In question time, Albanese deflected a question about when the “prime minister’s office” knew of the complaint by noting that Morrison’s office had not released the Gaetjens report. He denied Gallagher had misled the Senate.

The environment minister, Tanya Plibersek, reiterated her comments that “nobody tells me what to ask in question time”, adding that she would “would not have been doing [her] job” as shadow women’s minister if she had not asked about the Morrison government’s handling.

Earlier, Albanese told the Labor caucus its opponents “know no limits to opportunism”, adding that it was “mind-boggling” that they tried to make Labor appear responsible in some way.

“[Gallagher is] a person of extraordinary integrity,” he said. “The attack on Katy Gallagher is unfair, unjustified and unscrupulous. There will be no backwards steps taken.”

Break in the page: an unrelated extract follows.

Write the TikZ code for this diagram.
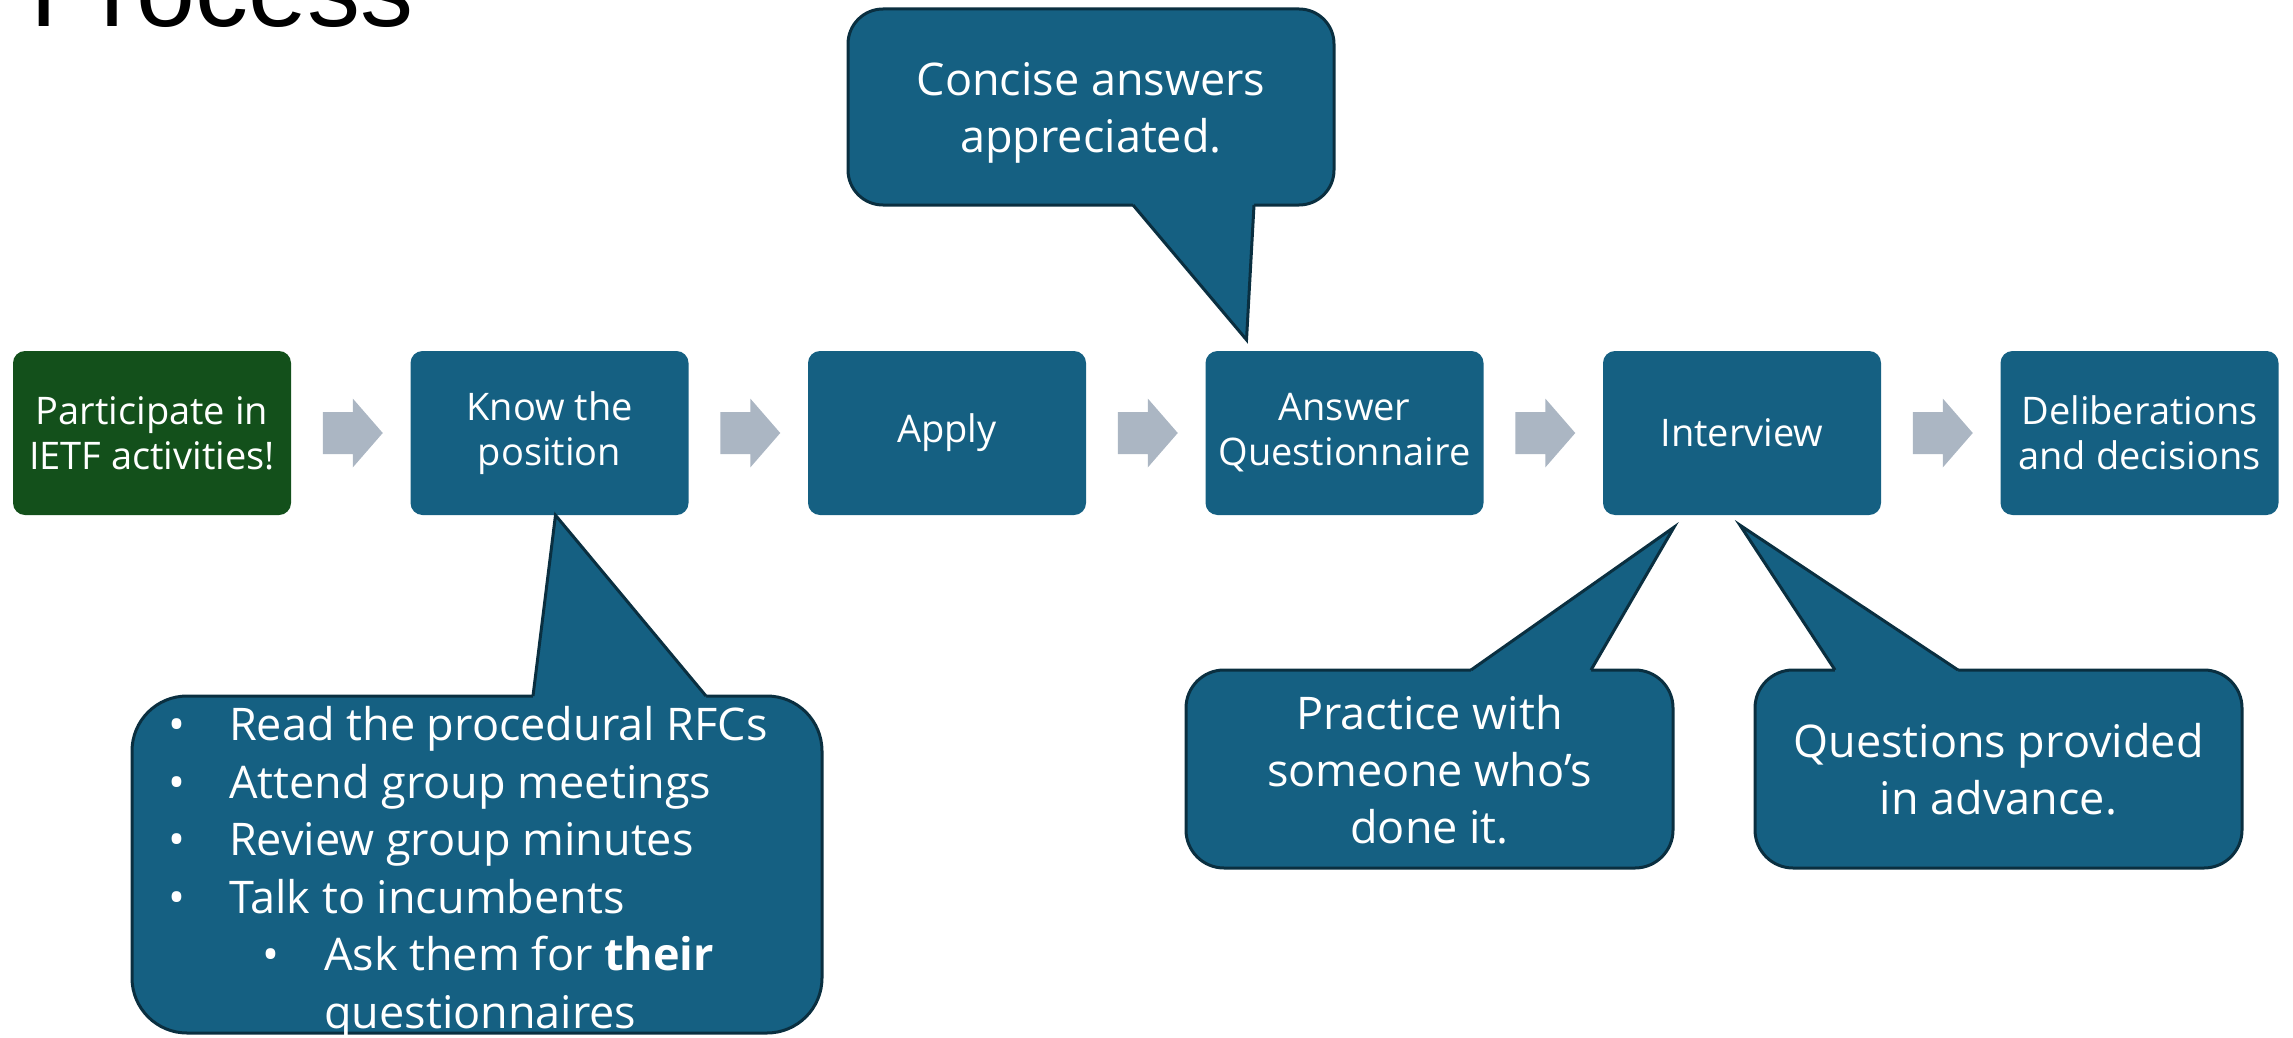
\documentclass[tikz,border=0pt]{standalone}
\usepackage{fontspec}
\setmainfont{Open Sans}
\newfontfamily\titlefont{Liberation Sans}
\usetikzlibrary{calc}

\definecolor{stepblue}{HTML}{156082}
\definecolor{stepgreen}{HTML}{13501B}
\definecolor{calloutline}{HTML}{0A2F40}
\definecolor{arrowgray}{HTML}{ABB6C3}

\tikzset{
  stepbox/.style={rectangle, rounded corners=12pt, fill=stepblue, text=white,
    minimum width=278pt, minimum height=164pt, align=center, inner sep=0pt,
    font=\fontsize{38}{45}\selectfont},
  callout/.style={rectangle, rounded corners=35pt, fill=stepblue, draw=calloutline,
    line width=3pt, outer sep=0pt, text=white, align=center, inner sep=0pt,
    text depth=0pt, font=\fontsize{45}{57}\selectfont},
  tailedge/.style={draw=calloutline, line width=3pt},
  listtext/.style={text=white, align=left, inner sep=0pt, font=\fontsize{45}{57.6}\selectfont},
  flowarrow/.style={fill=arrowgray},
}

\begin{document}
\begin{tikzpicture}[x=1pt, y=-1pt]
\useasboundingbox (0,0) rectangle (2293,1038);

% heading, cut off by the top edge
\node[anchor=base west, inner sep=0pt, font=\titlefont\fontsize{106}{120}\selectfont] (title) at (30,27) {Process};

% process steps
\node[stepbox, fill=stepgreen] (part) at (152,433) {Participate in\\IETF activities!};
\node[stepbox] (know) at (549.5,433) {Know the\\position};
\node[stepbox] (apply) at (947,433) {Apply};
\node[stepbox] (answer) at (1344.5,433) {Answer\\Questionnaire};
\node[stepbox] (interview) at (1742,433) {Interview};
\node[stepbox] (decide) at (2139.5,433) {Deliberations\\and decisions};

% block arrows between the steps
\foreach \a/\b in {part/know, know/apply, apply/answer, answer/interview, interview/decide}
  \fill[flowarrow] ($(\a.east)!0.5!(\b.west)+(-28,-21)$) -- ++(30,0) -- ++(0,-13.5) -- ++(30,34.5)
    -- ++(-30,34.5) -- ++(0,-13.5) -- ++(-30,0) -- cycle;

% callout over the questionnaire
\node[callout, minimum width=486pt, minimum height=196pt] (concise) at (1091,107) {Concise answers\\appreciated.};
\coordinate (concise-l) at ($(concise.south)+(42,0)$);
\coordinate (concise-r) at ($(concise.south)+(163,0)$);
\coordinate (concise-tip) at ($(answer.north)+(-98,-11)$);
\fill[stepblue] ($(concise-l)+(0,-5)$) -- (concise-l) -- (concise-tip) -- (concise-r) -- ($(concise-r)+(0,-5)$) -- cycle;
\draw[tailedge] (concise-l) -- (concise-tip) -- (concise-r);

% callout under the position
\node[callout, rounded corners=55pt, minimum width=690pt, minimum height=337pt] (tips) at (477,864.5) {};
\coordinate (tips-l) at ($(tips.north)+(56,0)$);
\coordinate (tips-r) at ($(tips.north)+(229,0)$);
\coordinate (tips-tip) at ($(know.south)+(6,0)$);
\fill[stepblue] ($(tips-l)+(0,5)$) -- (tips-l) -- (tips-tip) -- (tips-r) -- ($(tips-r)+(0,5)$) -- cycle;
\draw[tailedge] (tips-l) -- (tips-tip) -- (tips-r);
\node[listtext, anchor=north west] (tiplist) at (168,706) {%
  \makebox[61pt][l]{\textbullet}Read the procedural RFCs\\
  \makebox[61pt][l]{\textbullet}Attend group meetings\\
  \makebox[61pt][l]{\textbullet}Review group minutes\\
  \makebox[61pt][l]{\textbullet}Talk to incumbents\\
  \hspace*{94.5pt}\makebox[61.5pt][l]{\textbullet}Ask them for \textbf{their}\\
  \hspace*{156pt}questionnaires};

% callouts under the interview
\node[callout, rounded corners=38pt, minimum width=487pt, minimum height=198pt] (practice) at (1429.5,769) {Practice with\\someone who’s\\done it.};
\coordinate (practice-l) at ($(practice.north)+(41.5,0)$);
\coordinate (practice-r) at ($(practice.north)+(161.5,0)$);
\coordinate (practice-tip) at ($(interview.south)+(-68,12)$);
\fill[stepblue] ($(practice-l)+(0,5)$) -- (practice-l) -- (practice-tip) -- (practice-r) -- ($(practice-r)+(0,5)$) -- cycle;
\draw[tailedge] (practice-l) -- (practice-tip) -- (practice-r);

\node[callout, rounded corners=38pt, minimum width=487pt, minimum height=198pt] (advance) at (1998.5,769) {Questions provided\\in advance.};
\coordinate (advance-l) at ($(advance.north)+(-163.5,0)$);
\coordinate (advance-r) at ($(advance.north)+(-40.5,0)$);
\coordinate (advance-tip) at ($(interview.south)+(-2,10)$);
\fill[stepblue] ($(advance-l)+(0,5)$) -- (advance-l) -- (advance-tip) -- (advance-r) -- ($(advance-r)+(0,5)$) -- cycle;
\draw[tailedge] (advance-l) -- (advance-tip) -- (advance-r);
\end{tikzpicture}
\end{document}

Albanese argued the Labor opposition would not have been doing its job if it hadn’t pursued the government’s handling of the complaint, noting that its advocacy had resulted in the Jenkins review. “A young woman was let down terribly by the previous government,” he said.

In the Coalition party room, Dutton accused Labor politicians of using “an alleged rape victim for political purposes”, claiming it was an “open and shut case” that Gallagher had misled the Senate.

“It’s increasingly clear that a group of Labor operatives conspired to maximise the damage. It was absolutely brazen. Labor used an alleged rape victim for political purposes,” Dutton told the room, according to a party room spokesperson.